I’m the proud owner of an autographed photo of that juror (provided by a friend in Arkansas). I should gaze upon it every time someone close to Clinton goes to jail. That happens frequently, though perhaps not as often as it should. Ironically, Clinton got her start as a lawyer on the team investigating Nixon during Watergate, so she may already have some idea what her presidency is going to look like.

She’s not the only Nixonian creep in politics, of course, as her former boss Obama reminds us when he crusades (in his low-key way) against encryption and lies that the government can’t hack iPhones without expanded powers or that the NSA snoops on international communications but rarely domestic ones.

Keep in mind every time politicians talk about the federal government as if it operates according to careful procedures and strict legal guidelines with full respect for your privacy, they’re defending the same government you can now watch, in slow motion, murdering land-use activist LaVoy Finicum with his hands up, thanks to this video posted by Portland’s main newspaper, The Oregonian. A crime not visible in the video is the FBI lying about it afterwards, as government tends to do.

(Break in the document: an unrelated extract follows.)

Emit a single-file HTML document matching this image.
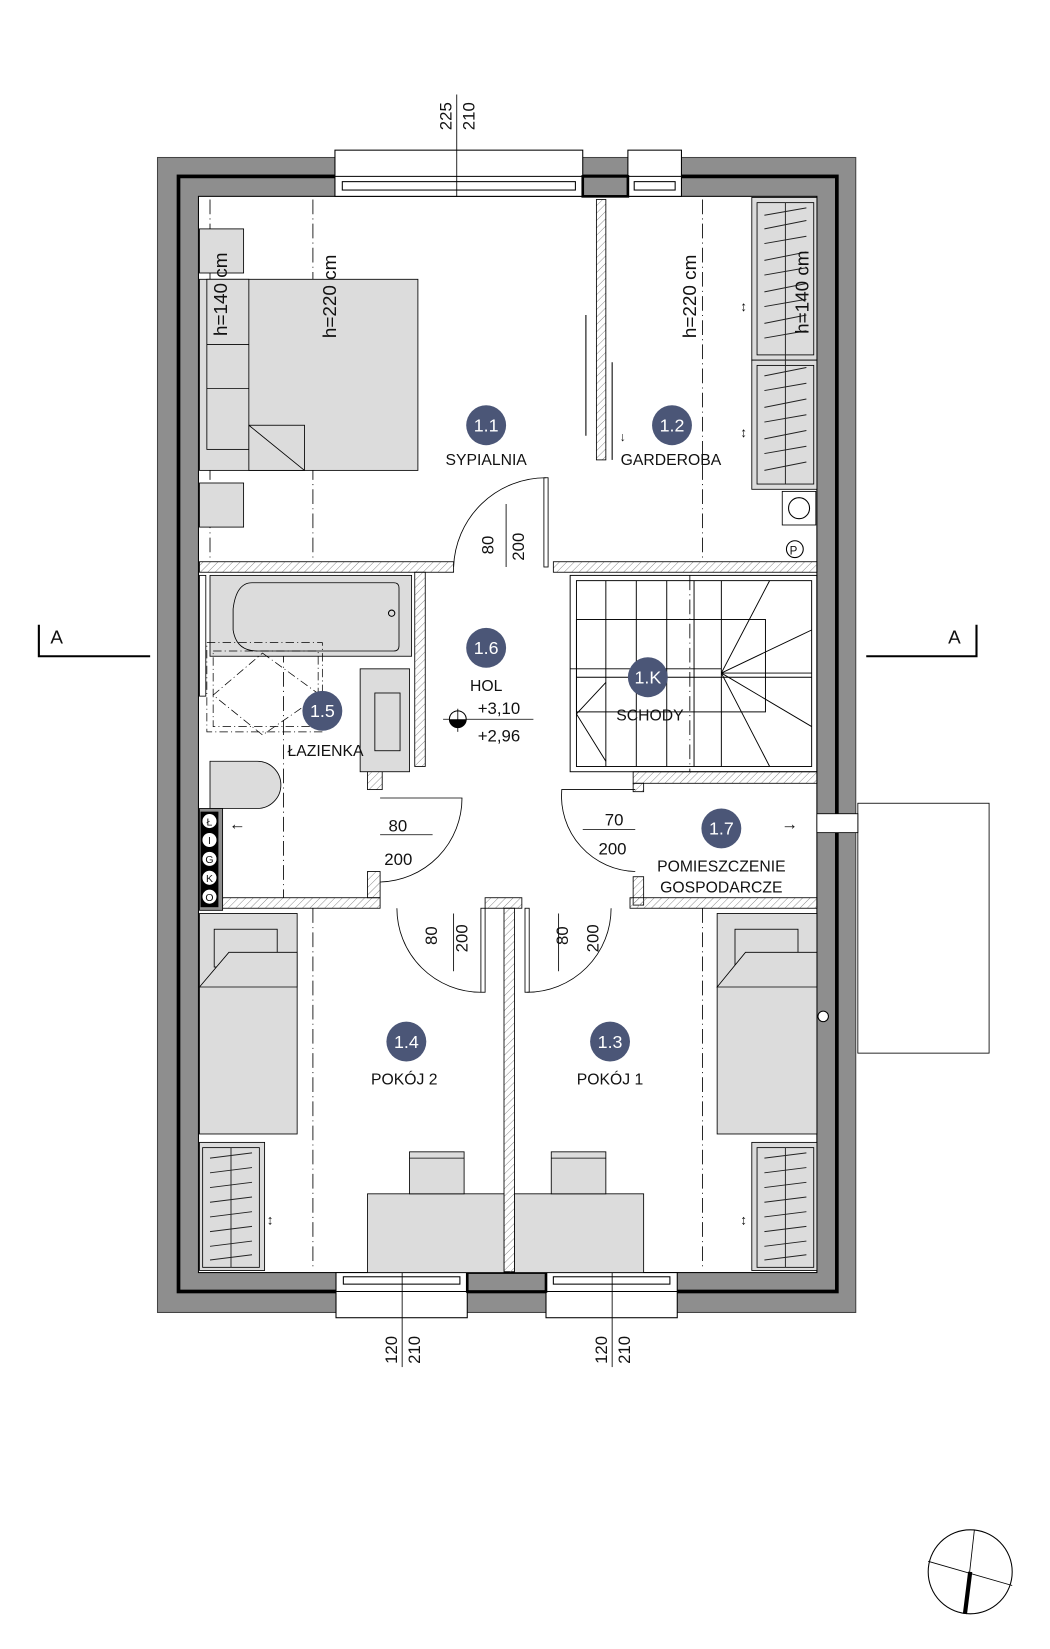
<!DOCTYPE html>
<html><head><meta charset="utf-8"><style>
html,body{margin:0;padding:0;background:#fff}
svg{display:block}
text{font-family:"Liberation Sans",sans-serif;fill:#111}
.lb{font-size:14px}
.nm{font-size:16px;fill:#fff}
</style></head><body>
<svg width="1050" height="1649" viewBox="0 0 1000 1570.5" xmlns="http://www.w3.org/2000/svg">
<defs>
<pattern id="h" width="5" height="5" patternUnits="userSpaceOnUse" patternTransform="rotate(45)"><line x1="0" y1="0" x2="0" y2="5" stroke="#777" stroke-width="0.8"/></pattern>
</defs>
<rect width="1000" height="1570.5" fill="#fff"/>
<!-- outer walls -->
<rect x="150" y="150" width="665" height="1100" fill="#8e8e8e" stroke="#444" stroke-width="1"/>
<rect x="170" y="168" width="627" height="1062" fill="none" stroke="#000" stroke-width="3.5"/>
<rect x="189" y="187" width="589" height="1025" fill="#fff" stroke="#000" stroke-width="1"/>
<!-- top windows -->
<rect x="319" y="143" width="236" height="44" fill="#fff" stroke="#000" stroke-width="1"/>
<line x1="319" y1="168" x2="555" y2="168" stroke="#000"/>
<rect x="326" y="173" width="222" height="8" fill="none" stroke="#000" stroke-width="1"/>
<rect x="598" y="143" width="51" height="44" fill="#fff" stroke="#000" stroke-width="1"/>
<line x1="598" y1="168" x2="649" y2="168" stroke="#000"/>
<rect x="604" y="173" width="39" height="8" fill="none" stroke="#000"/>
<rect x="555" y="168" width="43" height="19" fill="#8e8e8e" stroke="#000" stroke-width="2.5"/>
<!-- bottom windows -->
<rect x="320" y="1212" width="125" height="43" fill="#fff" stroke="#000"/>
<line x1="320" y1="1230" x2="445" y2="1230" stroke="#000"/>
<rect x="327" y="1216" width="111" height="7" fill="none" stroke="#000"/>
<rect x="520" y="1212" width="125" height="43" fill="#fff" stroke="#000"/>
<line x1="520" y1="1230" x2="645" y2="1230" stroke="#000"/>
<rect x="527" y="1216" width="111" height="7" fill="none" stroke="#000"/>
<rect x="445" y="1212" width="75" height="18" fill="#8e8e8e" stroke="#000" stroke-width="2.5"/>
<!-- dimension lines -->
<line x1="435" y1="90" x2="435" y2="187" stroke="#000" stroke-width="0.8"/>
<text transform="translate(430,124) rotate(-90)" font-size="16">225</text>
<text transform="translate(452,124) rotate(-90)" font-size="16">210</text>
<line x1="383" y1="1210" x2="383" y2="1302" stroke="#000" stroke-width="0.8"/>
<text transform="translate(378,1299) rotate(-90)" font-size="16">120</text>
<text transform="translate(400,1299) rotate(-90)" font-size="16">210</text>
<line x1="583" y1="1210" x2="583" y2="1302" stroke="#000" stroke-width="0.8"/>
<text transform="translate(578,1299) rotate(-90)" font-size="16">120</text>
<text transform="translate(600,1299) rotate(-90)" font-size="16">210</text>
<!-- dash-dot lines -->
<g stroke="#000" stroke-width="0.8" stroke-dasharray="14,4,1,4" fill="none">
<line x1="298" y1="190" x2="298" y2="535"/><line x1="669" y1="190" x2="669" y2="535"/>
<line x1="298" y1="865" x2="298" y2="1210"/><line x1="669" y1="865" x2="669" y2="1210"/>
<line x1="200" y1="190" x2="200" y2="535"/><line x1="270" y1="548" x2="270" y2="855"/>
<line x1="657" y1="548" x2="657" y2="735"/>
</g>
<!-- interior walls (hatched) -->
<g fill="url(#h)" stroke="#000" stroke-width="0.8">
<rect x="190" y="535" width="242" height="10"/>
<rect x="527" y="535" width="251" height="10"/>
<rect x="395" y="545" width="10" height="185"/>
<rect x="350" y="730" width="14" height="22"/>
<rect x="568" y="190" width="9" height="248"/>
<rect x="603" y="735" width="175" height="11"/>
<rect x="603" y="746" width="10" height="8"/>
<rect x="603" y="835" width="10" height="27"/>
<rect x="210" y="855" width="152" height="10"/>
<rect x="350" y="830" width="12" height="25"/>
<rect x="462" y="855" width="35" height="10"/>
<rect x="480" y="865" width="10" height="347"/>
<rect x="600" y="855" width="178" height="10"/>
</g>
<!-- sliding door lines -->
<line x1="558" y1="300" x2="558" y2="415" stroke="#000"/>
<line x1="583" y1="345" x2="583" y2="438" stroke="#000"/>
<text x="590" y="420" font-size="12">↓</text>
<!-- SYPIALNIA furniture -->
<g fill="#dcdcdc" stroke="#000" stroke-width="0.8">
<rect x="190" y="218" width="42" height="42"/>
<rect x="190" y="460" width="42" height="42"/>
<rect x="190" y="266" width="208" height="182"/>
<rect x="197" y="266" width="40" height="162"/>
<line x1="197" y1="328" x2="237" y2="328"/><line x1="197" y1="370" x2="237" y2="370"/>
<rect x="237" y="405" width="53" height="43"/>
</g>
<line x1="237" y1="405" x2="290" y2="448" stroke="#000" stroke-width="0.8"/>
<text transform="translate(216,320) rotate(-90)" font-size="18">h=140 cm</text>
<text transform="translate(320,322) rotate(-90)" font-size="18">h=220 cm</text>
<text transform="translate(663,322) rotate(-90)" font-size="18">h=220 cm</text>
<!-- wardrobes -->
<g fill="#dcdcdc" stroke="#000" stroke-width="0.8">
<rect x="716" y="188" width="62" height="155"/><rect x="721" y="193" width="54" height="145"/>
<rect x="716" y="343" width="62" height="123"/><rect x="721" y="348" width="54" height="113"/>
<rect x="716" y="1088" width="62" height="122"/><rect x="721" y="1093" width="54" height="114"/>
<rect x="190" y="1088" width="62" height="122"/><rect x="193" y="1093" width="54" height="114"/>
</g>
<g stroke="#222" stroke-width="0.9" fill="none">
<line x1="748" y1="193" x2="748" y2="461"/>
<line x1="748" y1="1093" x2="748" y2="1207"/>
<line x1="220" y1="1093" x2="220" y2="1207"/>
<path d="M728 205 L768 198 M728 218 L768 210 M728 232 L768 225 M728 248 L768 240 M728 262 L768 255 M728 278 L768 270 M728 292 L768 285 M728 308 L768 300 M728 322 L768 315 M728 358 L768 350 M728 372 L768 365 M728 388 L768 380 M728 402 L768 395 M728 418 L768 410 M728 432 L768 425 M728 448 L768 440"/>
<path d="M728 1103 L768 1098 M728 1117 L768 1112 M728 1131 L768 1126 M728 1145 L768 1140 M728 1159 L768 1154 M728 1173 L768 1168 M728 1187 L768 1182 M728 1200 L768 1195"/>
<path d="M200 1103 L240 1098 M200 1117 L240 1112 M200 1131 L240 1126 M200 1145 L240 1140 M200 1159 L240 1154 M200 1173 L240 1168 M200 1187 L240 1182 M200 1200 L240 1195"/>
</g>
<text transform="translate(770,318) rotate(-90)" font-size="18">h=140 cm</text>
<text x="705" y="296" font-size="13">↕</text><text x="705" y="416" font-size="13">↕</text>
<text x="705" y="1166" font-size="13">↕</text><text x="254" y="1166" font-size="13">↕</text>
<!-- washer / P -->
<rect x="745" y="468" width="32" height="32" fill="#fff" stroke="#000" stroke-width="0.8"/>
<circle cx="761" cy="484" r="10" fill="none" stroke="#000"/>
<circle cx="757" cy="523" r="8" fill="#fff" stroke="#000"/>
<text x="752" y="528" font-size="11">P</text>
<!-- doors -->
<g stroke="#000" stroke-width="0.8" fill="none">
<path d="M432 540 A88 88 0 0 1 520 455"/><rect x="518" y="455" width="4" height="85"/>
<line x1="482" y1="480" x2="482" y2="540"/>
<path d="M362 760 L440 760 A80 80 0 0 1 362 840"/><line x1="362" y1="795" x2="412" y2="795"/>
<path d="M605 752 L535 752 A72 72 0 0 0 605 830"/><line x1="555" y1="790" x2="605" y2="790"/>
<path d="M378 865 A80 80 0 0 0 458 945"/><rect x="458" y="865" width="4" height="80"/>
<line x1="432" y1="870" x2="432" y2="925"/>
<path d="M582 865 A80 80 0 0 1 502 945"/><rect x="500" y="865" width="4" height="80"/>
<line x1="532" y1="870" x2="532" y2="925"/>
</g>
<text transform="translate(470,528) rotate(-90)" font-size="16">80</text>
<text transform="translate(499,534) rotate(-90)" font-size="16">200</text>
<text x="370" y="792" font-size="16">80</text><text x="366" y="824" font-size="16">200</text>
<text x="576" y="786" font-size="16">70</text><text x="570" y="814" font-size="16">200</text>
<text transform="translate(416,900) rotate(-90)" font-size="16">80</text>
<text transform="translate(445,907) rotate(-90)" font-size="16">200</text>
<text transform="translate(541,900) rotate(-90)" font-size="16">80</text>
<text transform="translate(570,907) rotate(-90)" font-size="16">200</text>
<!-- bathroom -->
<g fill="#dcdcdc" stroke="#000" stroke-width="0.8">
<rect x="200" y="548" width="192" height="77"/>
<path d="M240 555 L375 555 Q380 555 380 560 L380 615 Q380 620 375 620 L245 620 Q225 620 222 600 L222 580 Q225 555 240 555Z"/>
<rect x="343" y="637" width="47" height="98"/>
<rect x="357" y="660" width="24" height="55"/>
<path d="M200 725 L245 725 A22 22 0 0 1 245 770 L200 770Z"/>
<rect x="190" y="548" width="6" height="115" fill="#fff"/>
</g>
<g fill="none" stroke="#000" stroke-width="0.7" stroke-dasharray="8,3,1,3">
<rect x="197" y="612" width="110" height="85"/><rect x="203" y="620" width="100" height="72"/>
<path d="M250 622 L305 662 L250 700 L203 662Z"/>
</g>
<circle cx="373" cy="584" r="3" fill="none" stroke="#000"/>
<!-- installations strip -->
<rect x="190" y="770" width="22" height="97" fill="#8e8e8e" stroke="#000" stroke-width="0.8"/>
<rect x="191" y="773" width="17" height="91" fill="#000"/>
<g fill="#fff" stroke="#000" stroke-width="0.6">
<circle cx="199.5" cy="782" r="7"/><circle cx="199.5" cy="800" r="7"/><circle cx="199.5" cy="818" r="7"/><circle cx="199.5" cy="836" r="7"/><circle cx="199.5" cy="854" r="7"/>
</g>
<g font-size="10" text-anchor="middle"><text x="199.5" y="786">Ł</text><text x="199.5" y="804">I</text><text x="199.5" y="822">G</text><text x="199.5" y="840">K</text><text x="199.5" y="858">O</text></g>
<text x="218" y="790" font-size="16">←</text>
<text x="744" y="790" font-size="16">→</text>
<!-- stairs -->
<g fill="none" stroke="#000" stroke-width="0.9">
<rect x="543" y="548" width="235" height="187"/>
<rect x="549" y="553" width="224" height="177"/>
<line x1="543" y1="637" x2="687" y2="637"/>
<line x1="549" y1="645" x2="773" y2="645"/>
<rect x="549" y="590" width="180" height="88"/>
<line x1="577" y1="553" x2="577" y2="730"/><line x1="606" y1="553" x2="606" y2="730"/>
<line x1="635" y1="553" x2="635" y2="730"/><line x1="661" y1="553" x2="661" y2="730"/><line x1="687" y1="553" x2="687" y2="730"/>
<path d="M687 641 L733 553 M687 641 L773 600 M687 641 L773 641 M687 641 L773 692 M687 641 L733 730"/>
<path d="M577 650 L549 680 L577 725"/>
</g>
<!-- balcony -->
<rect x="817" y="765" width="125" height="238" fill="none" stroke="#000" stroke-width="0.8"/>
<rect x="778" y="775" width="39" height="18" fill="#fff" stroke="#000" stroke-width="0.8"/>
<circle cx="784" cy="968" r="5" fill="#fff" stroke="#000"/>
<!-- room furniture -->
<g fill="#dcdcdc" stroke="#000" stroke-width="0.8">
<rect x="190" y="870" width="93" height="210"/><rect x="204" y="885" width="60" height="36"/><path d="M190 940 L218 907 L283 907 L283 940Z"/>
<rect x="683" y="870" width="95" height="210"/><rect x="700" y="885" width="60" height="36"/><path d="M683 940 L710 907 L778 907 L778 940Z"/>
<rect x="350" y="1137" width="130" height="75"/><rect x="490" y="1137" width="123" height="75"/>
<rect x="390" y="1097" width="52" height="40"/><rect x="525" y="1097" width="52" height="40"/>
<line x1="390" y1="1103" x2="442" y2="1103"/><line x1="525" y1="1103" x2="577" y2="1103"/>
</g>
<!-- room badges -->
<g fill="#4b5677">
<circle cx="463" cy="405" r="19"/><circle cx="640" cy="405" r="19"/><circle cx="463" cy="617" r="19"/><circle cx="617" cy="645" r="19"/><circle cx="307" cy="677" r="19"/><circle cx="687" cy="789" r="19"/><circle cx="387" cy="992" r="19"/><circle cx="581" cy="992" r="19"/>
</g>
<g text-anchor="middle" font-size="17">
<text x="463" y="411" style="fill:#fff">1.1</text><text x="640" y="411" style="fill:#fff">1.2</text><text x="463" y="623" style="fill:#fff">1.6</text><text x="617" y="651" style="fill:#fff">1.K</text><text x="307" y="683" style="fill:#fff">1.5</text><text x="687" y="795" style="fill:#fff">1.7</text><text x="387" y="998" style="fill:#fff">1.4</text><text x="581" y="998" style="fill:#fff">1.3</text>
</g>
<g text-anchor="middle" font-size="15">
<text x="463" y="443">SYPIALNIA</text><text x="639" y="443">GARDEROBA</text>
<text x="463" y="658">HOL</text><text x="619" y="686">SCHODY</text><text x="310" y="720">ŁAZIENKA</text>
<text x="687" y="830">POMIESZCZENIE</text><text x="687" y="850">GOSPODARCZE</text>
<text x="385" y="1033">POKÓJ 2</text><text x="581" y="1033">POKÓJ 1</text>
</g>
<text x="455" y="680" font-size="16">+3,10</text><text x="455" y="706" font-size="16">+2,96</text>
<line x1="422" y1="685" x2="508" y2="685" stroke="#000" stroke-width="0.8"/>
<circle cx="436" cy="685" r="8" fill="#fff" stroke="#000"/>
<path d="M428 685 A8 8 0 0 0 444 685Z" fill="#000"/>
<line x1="436" y1="675" x2="436" y2="697" stroke="#000" stroke-width="0.8"/>
<!-- section markers -->
<path d="M37 595 L37 625 L143 625" fill="none" stroke="#000" stroke-width="2"/>
<text x="48" y="613" font-size="18">A</text>
<path d="M930 595 L930 625 L825 625" fill="none" stroke="#000" stroke-width="2"/>
<text x="903" y="613" font-size="18">A</text>
<!-- north arrow -->
<circle cx="924" cy="1497" r="40" fill="none" stroke="#000" stroke-width="1"/>
<line x1="928" y1="1457" x2="919" y2="1537" stroke="#000" stroke-width="0.8"/>
<line x1="884" y1="1487" x2="964" y2="1510" stroke="#000" stroke-width="0.8"/>
<line x1="924" y1="1497" x2="919" y2="1537" stroke="#000" stroke-width="4"/>
</svg>
</body></html>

You can’t helping feeling claustrophobic when you think about how easily tracked and controlled we are now compared to pre-modern times, when if you didn’t like the local politicians, you could literally walk to another town, announce your newly-chosen name, and quite possibly live out your life with a whole new identity, assuming the plague or brigands didn’t get you and the king didn’t start a war. It’s hard to exit the grid now and getting harder all the time. Back then, there was no grid.

Small wonder some libertarians and other dissidents dream of “seasteading,” starting new micro-nations in the middle of the ocean. That project hasn’t gotten too far yet, but my friendly advice to Seasteading Institute founder Patri Friedman was that they should start out with something mainstream, easily understood, fun, and perfect for fundraising purposes, namely ocean liner cruises. Eventually, you buy a few big liners that you can float in international waters, and you’re in business. No strange new technologies or contraptions from Burning Man necessary. (If you send me donations, I will not buy a boat. I will just pay my land-based rent, but don’t let that stop you.)

In lieu of escaping the conspiracy to live at sea, one can at least take a cruise now to talk and hear lectures about various purported conspiracies, thanks to the “ConspiraSea Cruise,” my friend David Leibowitz informs me. I see there was an official from the LP on the last such cruise—not the remnants of Emerson, Lake, and Palmer now that Emerson’s passed away but rather the Libertarian Party, perhaps unsurprisingly.

There’s also an official Star Trek cruise now, featuring Shatner and various other actors from that franchise. If you ask me, that dismissed Arkansas juror should be a speaker on both these cruises. That subcultural crosspollination could be just the thing to inspire people to begin a new life and new civilizations away from our endlessly dispiriting terrestrial governments.